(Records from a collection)
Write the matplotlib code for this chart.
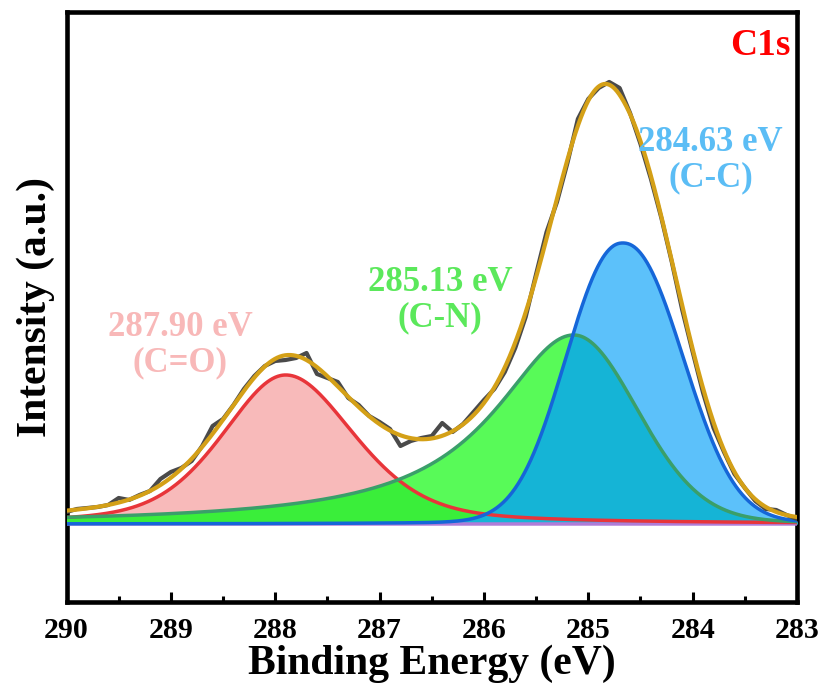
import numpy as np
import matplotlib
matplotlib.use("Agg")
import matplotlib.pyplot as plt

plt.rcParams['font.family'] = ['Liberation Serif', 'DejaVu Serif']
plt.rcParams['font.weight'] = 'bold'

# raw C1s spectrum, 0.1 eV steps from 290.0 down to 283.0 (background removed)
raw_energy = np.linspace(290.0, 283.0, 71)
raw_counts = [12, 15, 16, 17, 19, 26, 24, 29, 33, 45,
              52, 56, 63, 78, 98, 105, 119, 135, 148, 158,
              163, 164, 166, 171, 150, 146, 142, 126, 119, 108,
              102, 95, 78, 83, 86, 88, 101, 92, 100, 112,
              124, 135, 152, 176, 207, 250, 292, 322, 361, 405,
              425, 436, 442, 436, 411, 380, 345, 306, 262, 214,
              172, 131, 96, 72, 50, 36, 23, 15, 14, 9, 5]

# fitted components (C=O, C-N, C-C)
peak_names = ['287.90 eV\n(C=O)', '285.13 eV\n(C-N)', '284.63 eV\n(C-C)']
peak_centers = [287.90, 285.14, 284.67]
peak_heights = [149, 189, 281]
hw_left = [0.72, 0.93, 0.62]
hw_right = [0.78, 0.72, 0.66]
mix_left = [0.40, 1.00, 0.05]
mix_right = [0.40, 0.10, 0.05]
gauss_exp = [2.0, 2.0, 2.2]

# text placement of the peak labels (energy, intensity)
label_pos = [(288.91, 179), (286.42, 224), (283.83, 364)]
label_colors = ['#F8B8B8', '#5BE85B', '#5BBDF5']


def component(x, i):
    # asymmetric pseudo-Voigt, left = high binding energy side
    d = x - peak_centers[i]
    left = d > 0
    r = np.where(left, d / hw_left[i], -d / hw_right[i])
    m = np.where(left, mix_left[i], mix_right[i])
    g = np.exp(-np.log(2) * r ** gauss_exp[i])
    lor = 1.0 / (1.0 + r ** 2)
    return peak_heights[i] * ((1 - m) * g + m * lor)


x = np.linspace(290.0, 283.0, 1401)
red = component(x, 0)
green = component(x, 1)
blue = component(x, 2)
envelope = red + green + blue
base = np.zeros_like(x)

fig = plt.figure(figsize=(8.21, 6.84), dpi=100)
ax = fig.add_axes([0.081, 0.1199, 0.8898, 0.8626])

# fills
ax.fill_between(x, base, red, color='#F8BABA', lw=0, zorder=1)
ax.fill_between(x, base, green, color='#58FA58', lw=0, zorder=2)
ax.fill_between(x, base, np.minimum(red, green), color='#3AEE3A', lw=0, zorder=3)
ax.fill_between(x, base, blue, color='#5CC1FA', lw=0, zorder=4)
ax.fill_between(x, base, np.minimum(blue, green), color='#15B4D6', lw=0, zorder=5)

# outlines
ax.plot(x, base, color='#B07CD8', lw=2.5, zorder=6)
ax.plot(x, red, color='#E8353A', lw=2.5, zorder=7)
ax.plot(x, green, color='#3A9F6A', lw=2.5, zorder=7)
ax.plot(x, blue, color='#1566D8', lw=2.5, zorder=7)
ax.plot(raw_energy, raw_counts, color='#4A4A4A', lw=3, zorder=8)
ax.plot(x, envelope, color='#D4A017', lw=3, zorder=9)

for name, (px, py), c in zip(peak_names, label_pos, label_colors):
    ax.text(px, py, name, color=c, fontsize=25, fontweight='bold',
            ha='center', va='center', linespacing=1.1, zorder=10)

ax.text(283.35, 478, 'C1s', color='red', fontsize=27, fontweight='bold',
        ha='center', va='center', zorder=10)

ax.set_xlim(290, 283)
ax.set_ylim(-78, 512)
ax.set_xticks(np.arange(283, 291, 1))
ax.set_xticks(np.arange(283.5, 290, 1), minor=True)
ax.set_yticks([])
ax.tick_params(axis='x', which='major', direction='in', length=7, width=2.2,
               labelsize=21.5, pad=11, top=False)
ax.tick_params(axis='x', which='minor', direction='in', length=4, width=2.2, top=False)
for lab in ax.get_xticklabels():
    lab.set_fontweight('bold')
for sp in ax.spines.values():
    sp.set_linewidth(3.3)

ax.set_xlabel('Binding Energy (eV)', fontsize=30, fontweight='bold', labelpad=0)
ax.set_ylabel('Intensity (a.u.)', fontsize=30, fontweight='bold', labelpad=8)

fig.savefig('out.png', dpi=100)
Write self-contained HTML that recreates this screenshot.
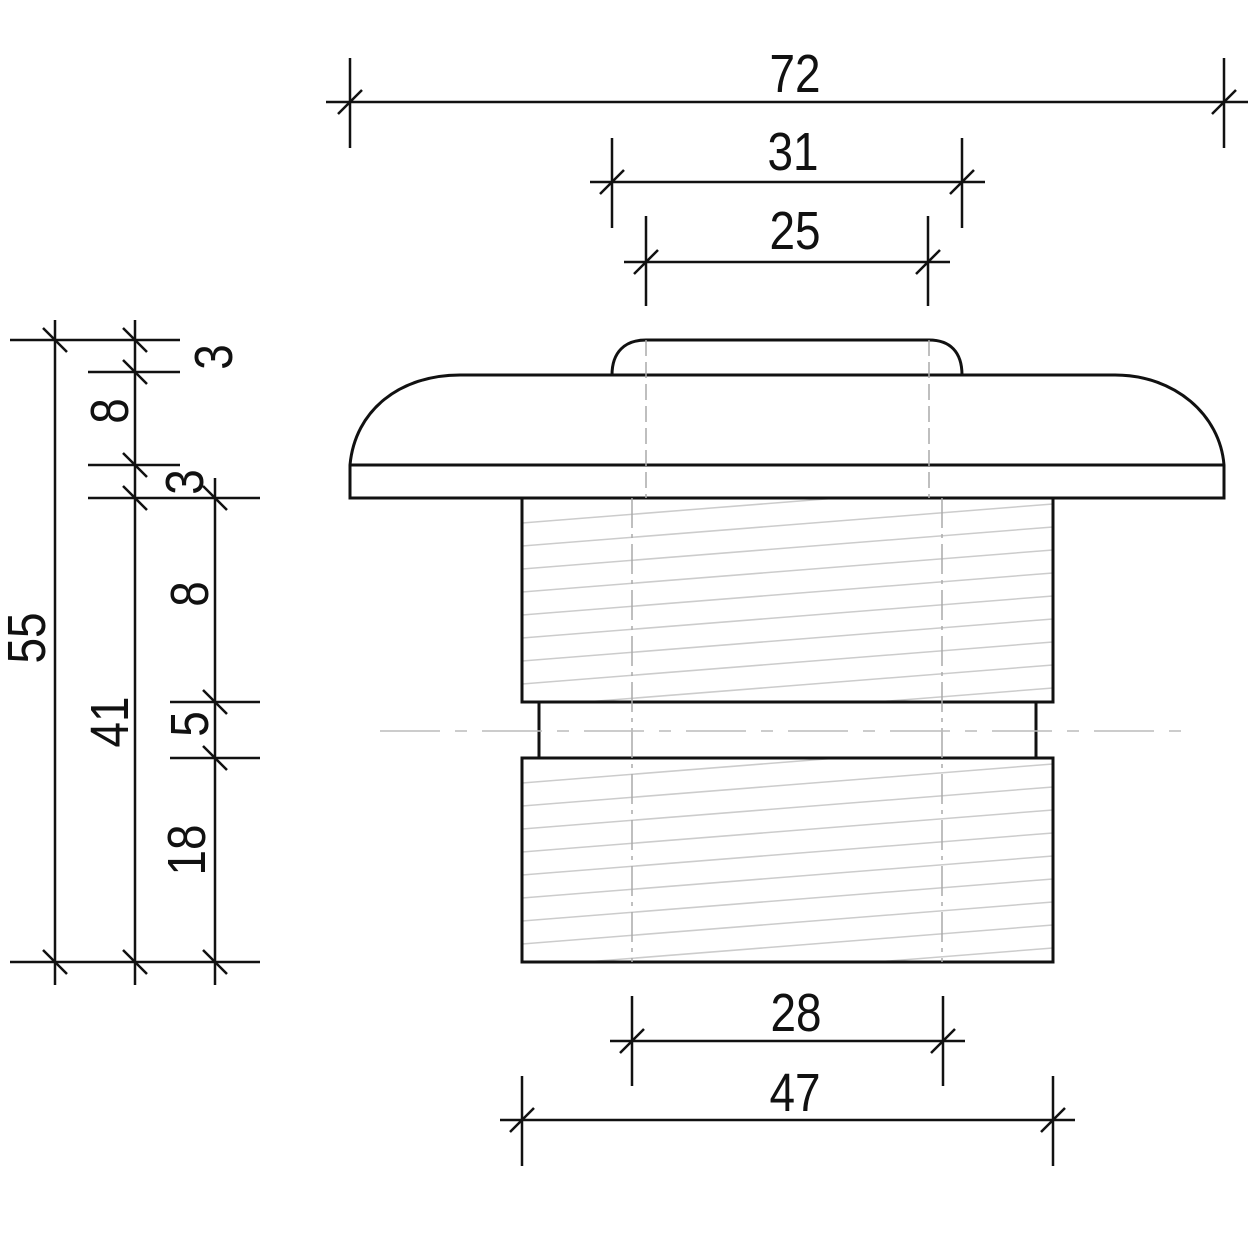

• To do:
Everything from the top line of the data down to and including the line with "plt.rcParams['font.weight'] = 'bold'" is to be copied, except the pictures.

• Task response:
Write the matplotlib code for this chart.
import numpy as np
import matplotlib
matplotlib.use("Agg")
import matplotlib.pyplot as plt

plt.rcParams['font.family'] = ['Liberation Serif', 'DejaVu Serif']
plt.rcParams['font.weight'] = 'bold'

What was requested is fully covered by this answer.